Here is what posting a message to /post roughly looks like:

http.Post, "/post" -> {
  // Read the request body
  let message = request.body

  // Send the message to the pubsub
  process.send(pubsub, Publish(message))

  // Respond with a success message
  new_response(200, "Submitted: " <> message)
}

Posting a message to /post sends the message to the pubsub actor, which forwards it to all connected clients. It then responds with a success message. I left out a lot of the implementation details, you can find the full code on GitHub.
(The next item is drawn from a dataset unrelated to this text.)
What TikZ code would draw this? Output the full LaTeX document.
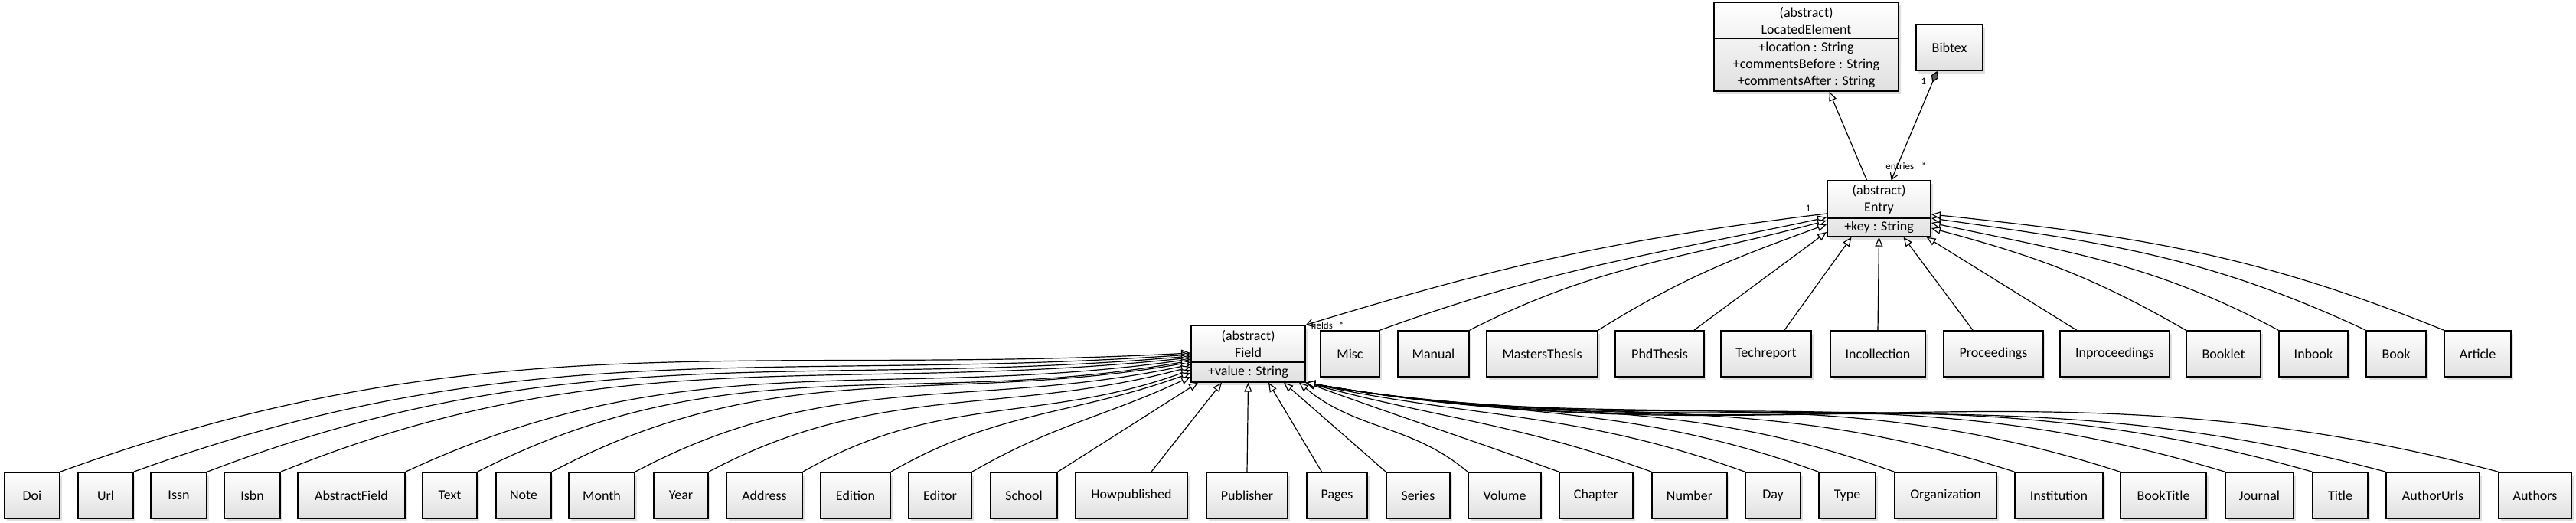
\documentclass[tikz,border=0pt]{standalone}
\usepackage{fontspec}
\setmainfont{Carlito}
\usepackage{tikz}
\usetikzlibrary{arrows.meta,shapes.multipart,shadows}
\newcommand{\cpart}[3]{\parbox[c][#1][c]{#2}{\centering #3}}

\begin{document}
\begin{tikzpicture}[x=0.5pt,y=0.5pt,font=\fontsize{9}{11}\selectfont,
  klass/.style={draw,line width=0.9pt,minimum width=#1,minimum height=30pt,inner sep=1pt,
    top color=white,bottom color=black!12,
    drop shadow={shadow xshift=1.5pt,shadow yshift=-2pt,opacity=0.25}},
  split/.style={rectangle split,rectangle split parts=2,minimum height=0pt,inner xsep=2pt,inner ysep=1.8pt},
  gen/.style={-{Triangle[length=6pt,width=5pt,fill=white]},line width=0.6pt},
  assoc/.style={-{Straight Barb[length=4pt,width=5pt]},line width=0.6pt},
  mult/.style={font=\fontsize{6.5}{7}\selectfont,inner sep=0pt}]
\useasboundingbox (0,0) rectangle (3365,683);
% classes
\node[klass=120.5pt,split] (located) at (2359.5,622)
  {\cpart{18.9pt}{116.5pt}{(abstract)\\LocatedElement}\nodepart{second}\cpart{29.9pt}{116.5pt}{+location : String\\+commentsBefore : String\\+commentsAfter : String}};
\node[klass=43.5pt] (bibtex) at (2546.5,621) {Bibtex};
\node[klass=67.5pt,split] (entry) at (2454.5,410.5)
  {\cpart{19.9pt}{63.5pt}{(abstract)\\Entry}\nodepart{second}\cpart{7.4pt}{63.5pt}{+key : String}};
\node[klass=74.5pt,split] (field) at (1630.5,221)
  {\cpart{19.4pt}{70.5pt}{(abstract)\\Field}\nodepart{second}\cpart{8.4pt}{70.5pt}{+value : String}};
% entry types
\node[klass=38.5pt] (misc) at (1763.5,221) {Misc};
\node[klass=46.5pt] (manual) at (1872.5,221) {Manual};
\node[klass=72.5pt] (masters) at (2014.5,221) {MastersThesis};
\node[klass=58pt] (phd) at (2168,221) {PhdThesis};
\node[klass=59pt] (techreport) at (2307,221) {Techreport};
\node[klass=62pt] (incollection) at (2453,221) {Incollection};
\node[klass=65pt] (proceedings) at (2604,221) {Proceedings};
\node[klass=71.5pt] (inproceedings) at (2762.5,221) {Inproceedings};
\node[klass=48.5pt] (booklet) at (2904.5,221) {Booklet};
\node[klass=45pt] (inbook) at (3022,221) {Inbook};
\node[klass=39pt] (book) at (3130,221) {Book};
\node[klass=43.5pt] (article) at (3236.5,221) {Article};
% field types
\node[klass=36pt] (doi) at (42,36) {Doi};
\node[klass=36pt] (url) at (138,36) {Url};
\node[klass=36.5pt] (issn) at (233.5,36) {Issn};
\node[klass=36.5pt] (isbn) at (329.5,36) {Isbn};
\node[klass=70pt] (abstr) at (459,36) {AbstractField};
\node[klass=35.5pt] (txt) at (587.5,36) {Text};
\node[klass=36pt] (note) at (684,36) {Note};
\node[klass=43pt] (month) at (786,36) {Month};
\node[klass=35.5pt] (year) at (889.5,36) {Year};
\node[klass=49.5pt] (address) at (998.5,36) {Address};
\node[klass=45.5pt] (edition) at (1117.5,36) {Edition};
\node[klass=41pt] (editor) at (1228,36) {Editor};
\node[klass=43.5pt] (school) at (1337.5,36) {School};
\node[klass=73pt] (howpub) at (1478,36) {Howpublished};
\node[klass=53pt] (publisher) at (1629,36) {Publisher};
\node[klass=39.5pt] (pages) at (1746.5,36) {Pages};
\node[klass=41.5pt] (series) at (1852.5,36) {Series};
\node[klass=47.5pt] (volume) at (1965.5,36) {Volume};
\node[klass=48pt] (chapter) at (2085,36) {Chapter};
\node[klass=49pt] (number) at (2207,36) {Number};
\node[klass=36pt] (day) at (2316,36) {Day};
\node[klass=37pt] (type) at (2413,36) {Type};
\node[klass=66.5pt] (org) at (2541.5,36) {Organization};
\node[klass=57.5pt] (institution) at (2689.5,36) {Institution};
\node[klass=56pt] (booktitle) at (2826,36) {BookTitle};
\node[klass=44.5pt] (journal) at (2951.5,36) {Journal};
\node[klass=36pt] (title) at (3057,36) {Title};
\node[klass=61pt] (authorurls) at (3178,36) {AuthorUrls};
\node[klass=47.5pt] (authors) at (3311.5,36) {Authors};
% multiplicities
\node[mult] (m1) at (2513,577) {1};
\node[mult] (m2) at (2490,466) {entries\hspace{5pt}*};
\node[mult] (m3) at (2362,411) {1};
\node[mult] (m4) at (1734,258) {fields\hspace{4pt}*};
% associations
\draw[gen] ([xshift=-8pt]entry.north) -- ([xshift=15pt]located.south);
\draw[{Diamond[length=8pt,width=5pt,fill=black!65]}-{Straight Barb[length=4pt,width=5pt]},line width=0.6pt]
  ([xshift=-8pt]bibtex.south) -- ([xshift=8pt]entry.north);
\draw[assoc] ([yshift=-3.25pt]entry.west) to[out=187,in=17] (field.north east);
% entry subclasses
\draw[gen] (misc.north east) to[out=20,in=192] ([yshift=-5.75pt]entry.west);
\draw[gen] (manual.north east) to[out=27,in=195] ([yshift=-7.75pt]entry.west);
\draw[gen] (masters.north east) to[out=32,in=200] ([yshift=-10.25pt]entry.west);
\draw[gen] ([xshift=22.5pt]phd.north) -- ([yshift=-15.25pt]entry.west);
\draw[gen] ([xshift=12pt]techreport.north) -- ([xshift=-18pt]entry.south);
\draw[gen] (incollection.north) -- (entry.south);
\draw[gen] ([xshift=-13.5pt]proceedings.north) -- ([xshift=16pt]entry.south);
\draw[gen] ([xshift=-25pt]inproceedings.north) -- ([xshift=31pt]entry.south);
\draw[gen] (booklet.north west) to[out=150,in=-15] ([yshift=-12.75pt]entry.east);
\draw[gen] (inbook.north west) to[out=152,in=-12] ([yshift=-9.25pt]entry.east);
\draw[gen] (book.north west) to[out=155,in=-8] ([yshift=-6.25pt]entry.east);
\draw[gen] (article.north west) to[out=158,in=-6] ([yshift=-3.75pt]entry.east);
% field subclasses
\draw[gen] (doi.north east) to[out=20,in=183] ([yshift=0.5pt]field.west);
\draw[gen] (url.north east) to[out=20,in=184] ([yshift=-0.5pt]field.west);
\draw[gen] (issn.north east) to[out=21,in=185] ([yshift=-1.5pt]field.west);
\draw[gen] (isbn.north east) to[out=22,in=186] ([yshift=-2.5pt]field.west);
\draw[gen] (abstr.north east) to[out=25,in=188] ([yshift=-3.5pt]field.west);
\draw[gen] (txt.north east) to[out=27,in=190] ([yshift=-4.5pt]field.west);
\draw[gen] (note.north east) to[out=28,in=190] ([yshift=-5.5pt]field.west);
\draw[gen] (month.north east) to[out=28,in=192] ([yshift=-7pt]field.west);
\draw[gen] (year.north east) to[out=28,in=195] ([yshift=-8.5pt]field.west);
\draw[gen] (address.north east) to[out=30,in=200] ([yshift=-10.5pt]field.west);
\draw[gen] (edition.north east) to[out=30,in=200] ([yshift=-12.5pt]field.west);
\draw[gen] (editor.north east) to[out=30,in=205] ([yshift=-15pt]field.west);
\draw[gen] (school.north east) -- ([xshift=-32.75pt]field.south);
\draw[gen] ([xshift=13pt]howpub.north) -- ([xshift=-17.25pt]field.south);
\draw[gen] (publisher.north) -- (field.south);
\draw[gen] ([xshift=-10pt]pages.north) -- ([xshift=13.25pt]field.south);
\draw[gen] (series.north west) -- ([xshift=23.25pt]field.south);
\draw[gen] (volume.north west) to[out=140,in=-40] ([xshift=33.25pt]field.south);
\draw[gen] (chapter.north west) to[out=160,in=-20] (field.south east);
\draw[gen] (number.north west) to[out=160,in=-15] (field.south east);
\draw[gen] (day.north west) to[out=160,in=-12] (field.south east);
\draw[gen] (type.north west) to[out=160,in=-10] (field.south east);
\draw[gen] (org.north west) to[out=160,in=-10] (field.south east);
\draw[gen] (institution.north west) to[out=162,in=-10] (field.south east);
\draw[gen] (booktitle.north west) to[out=162,in=-10] (field.south east);
\draw[gen] (journal.north west) to[out=163,in=-10] (field.south east);
\draw[gen] (title.north west) to[out=164,in=-10] (field.south east);
\draw[gen] (authorurls.north west) to[out=165,in=-10] (field.south east);
\draw[gen] (authors.north west) to[out=165,in=-10] (field.south east);
\end{tikzpicture}
\end{document}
Subscribing to /sse will start a new SSE actor that will receive messages from the pubsub actor and forward them to the web browser:

http.Get, "/sse" ->
  mist.server_sent_events(
    request,
    response.new(200),
    // Initialization function of the SSE loop
    init: fn() {
      // Create a new subject for the client to receive messages
      let client = process.new_subject()

      // Send this new client to the pubsub
      process.send(pubsub, Subscribe(client))
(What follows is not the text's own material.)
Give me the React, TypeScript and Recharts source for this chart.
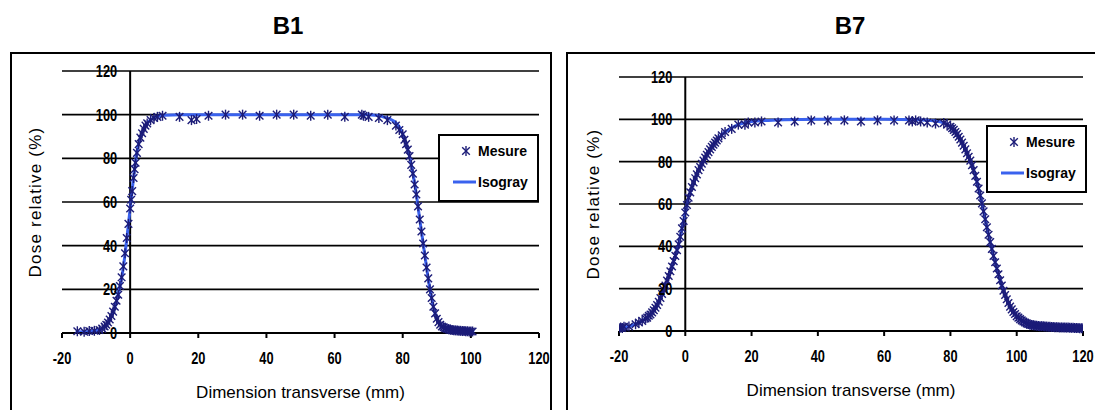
import { ComposedChart, Line, Scatter, XAxis, YAxis, CartesianGrid, ReferenceLine } from 'recharts'

type Pt = { x: number; y: number }

const xTicks = [-20, 0, 20, 40, 60, 80, 100, 120]
const yTicks = [0, 20, 40, 60, 80, 100, 120]
const seriesNames = ['Mesure', 'Isogray']
const xTitle = 'Dimension transverse (mm)'
const yTitle = 'Dose relative (%)'

// B1 - calculated profile (x mm, dose %)
const b1Isogray = [
  [-16, 0.5], [-12, 0.7], [-10, 1], [-9, 1.5], [-8, 2.3], [-7, 3.6], [-6, 6], [-5, 9.5], [-4, 14.5],
  [-3, 21], [-2, 30], [-1, 43], [0, 57], [1, 71], [2, 83], [3, 89.5], [4, 93.5], [5, 96], [6, 97.6],
  [7, 98.6], [8, 99.2], [10, 99.7], [15, 100], [30, 100], [50, 100], [70, 100], [72, 99.7], [74, 99.1],
  [76, 98.2], [78, 96.3], [79, 94.5], [80, 91], [81, 86.5], [82, 81], [83, 73], [84, 63.5], [85, 52],
  [86, 41], [87, 30], [88, 20], [89, 12], [90, 6.5], [91, 3.8], [92, 2.6], [93, 2], [95, 1.3], [97, 1],
  [101, 0.7],
]

// B1 - measured points
const b1Mesure = [
  [-15.5, 0.8], [-13.5, 0.6], [-12, 0.9], [-10.5, 1], [-9, 1.4], [-8.2, 2], [-7.5, 3], [-7, 3.8],
  [-6.5, 4.8], [-6, 6.2], [-5.5, 7.8], [-5, 9.8], [-4.5, 12], [-4, 14.8], [-3.5, 17.5], [-3, 21.5],
  [-2.5, 25.5], [-2, 30.5], [-1.5, 36.5], [-1, 43.5], [-0.5, 50], [0, 57], [0.3, 61], [0.6, 65],
  [1, 71], [1.3, 75], [1.6, 78], [2, 82.5], [2.5, 86.5], [3, 89.5], [3.5, 91.5], [4, 93.5], [4.5, 95],
  [5, 96], [6, 97.5], [7, 98.5], [8, 99], [9.5, 99.5], [14.5, 99], [18, 97.5], [19.5, 98], [23, 99.5],
  [28, 100], [33, 100], [38, 99.5], [43, 100], [48, 100], [53, 99.5], [58, 100], [63, 99], [68, 100],
  [68.5, 99.5], [70, 99], [73, 98.5], [75.5, 97.5], [78, 95], [79, 93], [80, 91], [80.5, 88.5],
  [81, 86.5], [81.5, 84], [82, 81], [82.5, 77], [83, 73], [83.5, 68], [84, 63.5], [84.5, 58], [85, 52],
  [85.5, 46.5], [86, 41], [86.5, 35.5], [87, 30], [87.5, 25], [88, 20], [88.5, 16], [89, 12], [89.5, 9],
  [90, 6.5], [90.5, 5], [91, 3.8], [91.5, 3], [92, 2.6], [92.5, 2.2], [93, 2], [93.5, 1.7], [94, 1.5],
  [94.5, 1.4], [95, 1.3], [95.5, 1.2], [96, 1.1], [96.5, 1], [97, 1], [97.5, 0.9], [98, 0.9],
  [98.5, 0.8], [99, 0.8], [99.5, 0.7], [100, 0.7], [100.5, 0.7],
]

// B7 - calculated profile
const b7Isogray = [
  [-20.5, 1.2], [-18, 1.8], [-16, 2.7], [-14, 3.9], [-12, 5.8], [-11, 7], [-10, 8.7], [-9, 11],
  [-8, 13.8], [-7, 17.5], [-6, 21.5], [-5, 26], [-4, 30.5], [-3, 35.5], [-2, 41], [-1, 48.5], [0, 56],
  [1, 63], [2, 68], [3, 72.2], [4, 76], [5, 79], [6, 82], [7, 84.5], [8, 87], [9, 89], [10, 91],
  [12, 94], [14, 96], [16, 97.5], [18, 98.4], [20, 99], [25, 99.5], [30, 99.8], [40, 100], [60, 100],
  [70, 99.8], [75, 99.3], [78, 98.3], [80, 96.5], [82, 93], [84, 87.5], [85, 84], [86, 80.5], [87, 76],
  [88, 70.5], [89, 64], [90, 56.5], [91, 49], [92, 42], [93, 35.5], [94, 29.5], [95, 24], [96, 19],
  [97, 15], [98, 11.5], [99, 9], [100, 7], [102, 4.5], [104, 3], [106, 2.5], [110, 2], [115, 1.6],
  [120, 1.3],
]

// B7 - measured points
const b7Mesure = [
  [-20, 1.3], [-19.5, 1.6], [-19, 1.4], [-18.5, 2], [-17, 2.1], [-15, 3.2], [-14, 4], [-13, 4.8],
  [-12, 5.9], [-11.5, 6.3], [-11, 7.2], [-10.5, 7.8], [-10, 8.8], [-9.5, 9.8], [-9, 11], [-8.5, 12.3],
  [-8, 13.8], [-7.5, 15.6], [-7, 17.5], [-6.5, 19.5], [-6, 21.5], [-5.5, 23.8], [-5, 26], [-4.5, 28.2],
  [-4, 30.5], [-3.5, 33], [-3, 35.5], [-2.5, 38.2], [-2, 41], [-1.5, 44.5], [-1, 48.5], [-0.5, 52],
  [0, 56], [0.5, 59.5], [1, 63], [1.5, 65.5], [2, 68], [2.5, 70.2], [3, 72.2], [3.5, 74], [4, 76],
  [4.5, 77.5], [5, 79], [5.5, 80.5], [6, 82], [6.5, 83.3], [7, 84.5], [7.5, 85.8], [8, 87], [8.5, 88],
  [9, 89], [9.5, 90], [10, 91], [11, 92.5], [12, 94], [14, 95.5], [16, 97.5], [18, 97.5], [19, 98.5],
  [21, 98.5], [23, 99], [28, 98.5], [33, 99], [38, 99.5], [43, 99.5], [48, 99.5], [53, 99], [58, 99.5],
  [63, 99.5], [67.5, 99.5], [68.5, 99], [69.5, 99.5], [71, 99], [73, 98.5], [75.5, 98], [78, 98.3],
  [79, 97.5], [80, 96.5], [80.5, 95.8], [81, 95], [81.5, 94], [82, 93], [82.5, 91.8], [83, 90.5],
  [83.5, 89], [84, 87.5], [84.5, 85.8], [85, 84], [85.5, 82.3], [86, 80.5], [86.5, 78.3], [87, 76],
  [87.5, 73.3], [88, 70.5], [88.5, 67.3], [89, 64], [89.5, 60.3], [90, 56.5], [90.5, 52.8], [91, 49],
  [91.5, 45.5], [92, 42], [92.5, 38.8], [93, 35.5], [93.5, 32.5], [94, 29.5], [94.5, 26.8], [95, 24],
  [95.5, 21.5], [96, 19], [96.5, 17], [97, 15], [97.5, 13.2], [98, 11.5], [98.5, 10.2], [99, 9],
  [99.5, 8], [100, 7], [100.5, 6.3], [101, 5.6], [101.5, 5], [102, 4.5], [102.5, 4], [103, 3.6],
  [103.5, 3.3], [104, 3], [104.5, 2.8], [105, 2.7], [105.5, 2.6], [106, 2.5], [106.5, 2.4], [107, 2.3],
  [107.5, 2.3], [108, 2.2], [108.5, 2.1], [109, 2.1], [109.5, 2], [110, 2], [110.5, 1.9], [111, 1.9],
  [111.5, 1.8], [112, 1.8], [112.5, 1.8], [113, 1.7], [113.5, 1.7], [114, 1.7], [114.5, 1.6], [115, 1.6],
  [115.5, 1.6], [116, 1.5], [116.5, 1.5], [117, 1.5], [117.5, 1.4], [118, 1.4], [118.5, 1.4], [119, 1.3],
  [119.5, 1.3], [120, 1.3],
]

const toPts = (a: number[][]): Pt[] => a.map(([x, y]) => ({ x, y }))

const NAVY = '#1c1c78'
const BLUE = '#3a62ee'
const FONT = "'Liberation Sans', Arial, sans-serif"
const YAXIS_W = 20

const Star = (p: any) => {
  const { cx, cy } = p
  if (cx == null || cy == null) return null
  return (
    <g stroke={NAVY} strokeWidth={1.4}>
      <line x1={cx - 3.8} y1={cy - 3.8} x2={cx + 3.8} y2={cy + 3.8} />
      <line x1={cx - 3.8} y1={cy + 3.8} x2={cx + 3.8} y2={cy - 3.8} />
      <line x1={cx} y1={cy - 5} x2={cx} y2={cy + 5} />
    </g>
  )
}

// tick labels in the original are a squeezed bold face
const NarrowText = ({ x, y, anchor, dy, children }: any) => (
  <text transform={`translate(${x},${y}) scale(0.8,1)`} dy={dy} textAnchor={anchor} fill="#000"
    fontSize={16} fontWeight="bold" fontFamily={FONT}>
    {children}
  </text>
)

const XTick = (p: any) => (
  <NarrowText x={p.x} y={p.y} anchor="middle" dy="0.71em">{p.payload.value}</NarrowText>
)

type Geo = {
  left: number; w: number; ml: number; mr: number; mt: number; mb: number
  box: number; boxW: number; titleX: number; legX: number; legY: number; yTitleX: number
}

function Panel({ title, line, mes, g }: { title: string; line: number[][]; mes: number[][]; g: Geo }) {
  const plotW = g.w - g.ml - g.mr
  const zeroX = g.ml + (plotW * 20) / 140 // where the value axis crosses (x = 0)

  const YTick = (p: any) => (
    <NarrowText x={zeroX - 13} y={p.y} anchor="end" dy={6}>{p.payload.value}</NarrowText>
  )

  return (
    <div style={{ position: 'absolute', left: g.left, top: 0, width: g.w, height: 410 }}>
      <div style={{ position: 'absolute', left: g.titleX - 50, top: 12, width: 100, textAlign: 'center',
        fontSize: 24, fontWeight: 'bold', lineHeight: '28px' }}>{title}</div>
      <div style={{ position: 'absolute', left: g.box, top: 52, width: g.boxW, height: 400,
        border: '2px solid #000', boxSizing: 'border-box' }} />
      <div style={{ position: 'absolute', left: 0, top: 0 }}>
        <ComposedChart width={g.w} height={410}
          margin={{ top: g.mt, right: g.mr, bottom: g.mb, left: g.ml - YAXIS_W }}>
          <CartesianGrid horizontal vertical={false} stroke="#000" strokeWidth={1.6} strokeOpacity={1} />
          <XAxis type="number" dataKey="x" domain={[-20, 120]} ticks={xTicks} allowDataOverflow
            height={30} tickSize={5} tickMargin={15}
            axisLine={{ stroke: '#000', strokeWidth: 2 }} tickLine={{ stroke: '#000', strokeWidth: 2 }}
            tick={XTick}
            label={{
              content: (lp: any) => (
                <text x={lp.viewBox.x + lp.viewBox.width / 2} y={lp.viewBox.y + 65}
                  textAnchor="middle" fontSize={17} fontFamily={FONT} fill="#000">{xTitle}</text>
              ),
            }} />
          <YAxis type="number" domain={[0, 120]} ticks={yTicks} width={YAXIS_W} axisLine={false}
            tickLine={false} tick={YTick}
            label={{
              content: (lp: any) => {
                const x = lp.viewBox.x + lp.viewBox.width - (g.ml - g.yTitleX)
                const y = lp.viewBox.y + lp.viewBox.height / 2
                return (
                  <text x={x} y={y} transform={`rotate(-90 ${x} ${y})`} textAnchor="middle" dy={6}
                    fontSize={17} letterSpacing={1.2} fontFamily={FONT} fill="#000">{yTitle}</text>
                )
              },
            }} />
          <ReferenceLine x={0} stroke="#000" strokeWidth={2} />
          <Line data={toPts(line)} dataKey="y" name={seriesNames[1]} type="monotone" stroke={BLUE}
            strokeWidth={3} dot={false} isAnimationActive={false} />
          <Scatter data={toPts(mes)} dataKey="y" name={seriesNames[0]} shape={Star}
            isAnimationActive={false} />
        </ComposedChart>
      </div>
      <div style={{ position: 'absolute', left: g.legX, top: g.legY, width: 101, height: 68,
        border: '2px solid #000', boxSizing: 'border-box', background: '#fff', fontSize: 14,
        fontWeight: 'bold' }}>
        <svg width={40} height={64} style={{ position: 'absolute', left: 0, top: 0 }}>
          <Star cx={26} cy={15} />
          <line x1={13} y1={46} x2={36} y2={46} stroke={BLUE} strokeWidth={3} />
        </svg>
        <div style={{ position: 'absolute', left: 38, top: 6, lineHeight: '18px' }}>{seriesNames[0]}</div>
        <div style={{ position: 'absolute', left: 38, top: 37, lineHeight: '18px' }}>{seriesNames[1]}</div>
      </div>
    </div>
  )
}

const geoB1: Geo = { left: 0, w: 552, ml: 62, mr: 13, mt: 71, mb: 47, box: 10, boxW: 542,
  titleX: 288, legX: 438, legY: 134, yTitleX: 35 }
const geoB7: Geo = { left: 566, w: 529, ml: 53, mr: 12, mt: 77, mb: 49, box: 0, boxW: 600,
  titleX: 284, legX: 420, legY: 125, yTitleX: 27 }

export default function App() {
  return (
    <div style={{ position: 'absolute', left: 0, top: 0, width: 1095, height: 410, overflow: 'hidden',
      background: '#fff', fontFamily: FONT, color: '#000' }}>
      <Panel title="B1" line={b1Isogray} mes={b1Mesure} g={geoB1} />
      <Panel title="B7" line={b7Isogray} mes={b7Mesure} g={geoB7} />
    </div>
  )
}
      // ... a bit more initialization code
    },
    // This loop function is called every time the `client` subject
    // defined above receives a message.
    // The first parameter is the incoming message, the second is the
    // SSE connection, and the third is the loop state, which, in this
    // case is always the client subject.
    loop: fn(message, connection, client) {
      // Forward the message to the web client
      mist.send_event(
        connection,
        message |> string_tree.from_string |> mist.event,
      )

      // ... a pinch of error handling code
    },
  )

Finally, the / route serves a simple HTML page with a form for posting messages:

http.Get, "/" -> {
  let index = simplifile.read("src/index.html")
  new_response(200, index)
}

Said HTML page looks roughly like this:

<div id="messages">
  <!-- Messages go here -->
</div>

<form action="/post" method="post">
  <input type="text" name="message" />
  <button type="submit">Send</button>
</form>

<script>
  // Open a connection to the SSE endpoint
  const messages = document.querySelector("#messages");
  const source = new EventSource("/sse");
  source.onmessage = (event) => {
    // When a message is received, insert it at the end
    messages.append(event.data);
  };

  // Handle form submission client-side
  const form = document.querySelector("form");
  form.onsubmit = async (event) => {
    // Send the message to the POST endpoint
    const body = new FormData(form).get("message");
    await fetch("/post", { method: "POST", body });
  };
</script>

SSE are natively supported by all browsers through the EventSource object: a decent client can be implemented in literally a single line of JavaScript. The onmessage event is fired every time the server sends a message, and the append method adds it to the DOM. Sending a message is done by sending a POST request to the /post endpoint, and that’s it! Since Gleam compiles to JavaScript, we could have tried to write the client in Gleam as well, but this article is already long enough. 👀

And that, dear reader who made it this far, is how you build a real-time chat application in Gleam! You can find the full code on GitHub, with a few additional features I did not cover in this article. I hope you enjoyed this journey as much as I did. Gleam is a beautiful language that I will definitely be using in the future. I hope you will too!